Valérie Masson-Delmotte, SCAR Lecture: “Climate Change: an Antarctic Perspective”

Dr Valérie Masson-Delmotte, from the Laboratoire de Modélisation du Climat et de l’Environnement, Gif-sur-Yvette, France gave the SCAR Lecture on “Climate Change: an Antarctic Perspective” 

The text of her talk and copies of the slides were provided as ATCM XXIX IP 76. [Readers, I believe this lecture was given in 2006, but the data is still true.]
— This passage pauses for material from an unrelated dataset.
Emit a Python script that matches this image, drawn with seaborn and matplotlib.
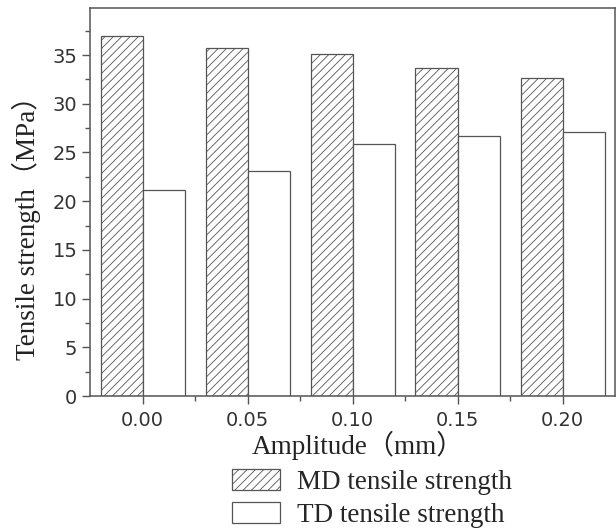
import matplotlib
matplotlib.use("Agg")
import matplotlib.pyplot as plt
from matplotlib.ticker import MultipleLocator
import seaborn as sns
import pandas as pd

amplitude = [0.00, 0.05, 0.10, 0.15, 0.20]
md_strength = [36.95, 35.75, 35.1, 33.65, 32.6]
td_strength = [21.1, 23.1, 25.9, 26.7, 27.15]
series_names = ["MD tensile strength", "TD tensile strength"]
x_tick_labels = ["0.00", "0.05", "0.10", "0.15", "0.20"]

df = pd.DataFrame({
    "Amplitude": amplitude * 2,
    "Strength": md_strength + td_strength,
    "Series": [series_names[0]] * len(amplitude) + [series_names[1]] * len(amplitude),
})

sns.set_style("ticks")
plt.rcParams["font.family"] = ["DejaVu Sans"]
plt.rcParams["hatch.color"] = "#777777"
plt.rcParams["hatch.linewidth"] = 0.6

gray = "#555555"
serif = ["Liberation Serif", "Noto Sans CJK SC"]

fig = plt.figure(figsize=(6.16, 5.29), dpi=100)
ax = fig.add_axes([90 / 616, 1 - 396 / 529, (615 - 90) / 616, (396 - 8) / 529])

sns.barplot(data=df, x="Amplitude", y="Strength", hue="Series", native_scale=True,
            palette=["white", "white"], edgecolor=gray, linewidth=0.9,
            width=0.8, ax=ax, legend=False, errorbar=None)

for patch in ax.containers[0]:
    patch.set_hatch("////")
    patch.set_edgecolor(gray)
for patch in ax.containers[1]:
    patch.set_edgecolor(gray)

ax.set_xlim(-0.025, 0.225)
ax.set_ylim(0, 39.83)
ax.set_xticks(amplitude)
ax.set_xticklabels(x_tick_labels)
ax.set_xticks([a + 0.025 for a in amplitude[:-1]], minor=True)
ax.yaxis.set_major_locator(MultipleLocator(5))
ax.yaxis.set_minor_locator(MultipleLocator(2.5))

for s in ax.spines.values():
    s.set_visible(True)
    s.set_color(gray)
    s.set_linewidth(1.1)

ax.tick_params(axis="both", which="major", direction="out", length=6, width=1.0,
               color=gray, labelsize=14, labelcolor="#333333")
ax.tick_params(axis="both", which="minor", direction="out", length=3.5, width=1.0, color=gray)
ax.tick_params(axis="x", which="major", pad=5)
ax.tick_params(axis="y", which="major", pad=3)

ax.set_xlabel("Amplitude（mm）", family=serif, fontsize=19.5, color="#222222")
ax.set_ylabel("Tensile strength（MPa）", family=serif, fontsize=19.5, color="#222222")
ax.xaxis.set_label_coords(0.51, -0.09)
ax.xaxis.label.set_verticalalignment("top")
ax.yaxis.set_label_coords(-0.122, 0.45)
ax.yaxis.label.set_verticalalignment("center")

handles = [ax.containers[0][0], ax.containers[1][0]]
fig.legend(handles, series_names, loc="upper left",
           bbox_to_anchor=(232 / 616, 1 - 469 / 529), frameon=False,
           borderaxespad=0, borderpad=0, handlelength=1.78, handleheight=0.8,
           handletextpad=0.62, labelspacing=0.28,
           prop={"family": serif, "size": 19.5})

fig.savefig("out.png", dpi=100)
The PowerPoint slides are available separately on the SCAR web site, at

Dr Masson-Delmotte explained that ice cores provide unique climate archives containing information on past climate and environmental changes at local, regional and global scales. The isotopic composition of the water trapped as ice allows us to estimate the past temperature of the Antarctic region. The chemical composition of the ice also includes information on dust and aerosols transported by the atmosphere, which help us to understand the extent of droughts and volcanic activity on surrounding continents. Finally, air bubbles trapped in the ice enable us to determine the composition and abundance of greenhouse gases in the atmosphere through time. Comparing the data from the present with those from the past enables us to determine the impact of human activities on the composition of the atmosphere. Comparison with the past record, and knowledge of the way in which the Earth receives radiation over periods of thousands of years during its orbit around the sun, suggests that the Earth today is in a long “interglacial”, which should last a further 30,000 years before the descent into a new ice age. The data from air bubbles trapped in the ice show that the present levels of the greenhouse gases methane and CO2 are considerably higher than anything experienced in the atmosphere of the last 650,000 years. These increases are entirely due to human activities (intensive agriculture and massive use of fossil fuels). Temperature is also increasing. The rate of increase in temperature over the past 100 years has taken place 25 times faster than any natural changes over the past 650,000 years.